True strength is also wholesome

Question asked on Quora today:  With the apparent absence of absolute good in reality, what should be valued? What has enough inherent value to the human person to make him or her better for loving it? Are personal inclinations and passions enough?

Reply from Gus Griffin: Short answer: yes, personal inclinations and passions are enough.

When you are in your bliss—dancing with your particular muse—flexing your forte—whatever you want to call being in your element (as Ken Robinson calls it), you are exercising your highest aptitudes. This also brings out your best attitudes. It also accelerates your ability to learn how to do even better. (It is when you are trying to improve your weaker aptitudes that you have difficulty learning how to do so, not when you are exercising your strengths.)

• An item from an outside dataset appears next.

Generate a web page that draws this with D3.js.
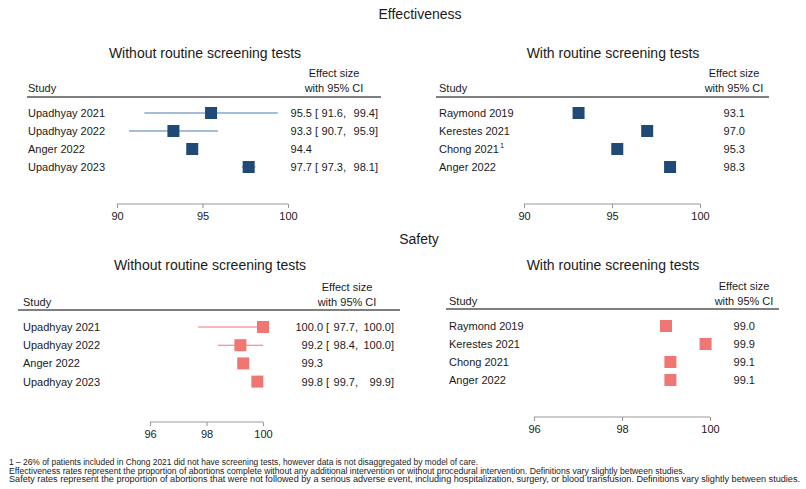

Finding and concentering your life upon applying your greatest powers is your escalator to true self-actualisation. This transcends even the desire to achieve good things for others.

When you are dancing with your muse for the sheer joy of it—right now, not for what it will bring in the future—that is when you are actually doing the rest of the world the most good, whether you are trying to or not.

If it brings healthy bliss, the means is its own justification, and automatically results in the most constructive ends.

It is the people who have got this ass-backwards—thinking the supposedly constructive ends they pursue justify whatever questionable means they employ to get there—these are the ones who are destroying our planet and undermining most of what is good in their benighted self-entitled monomania. Machiavelli has a lot to answer for.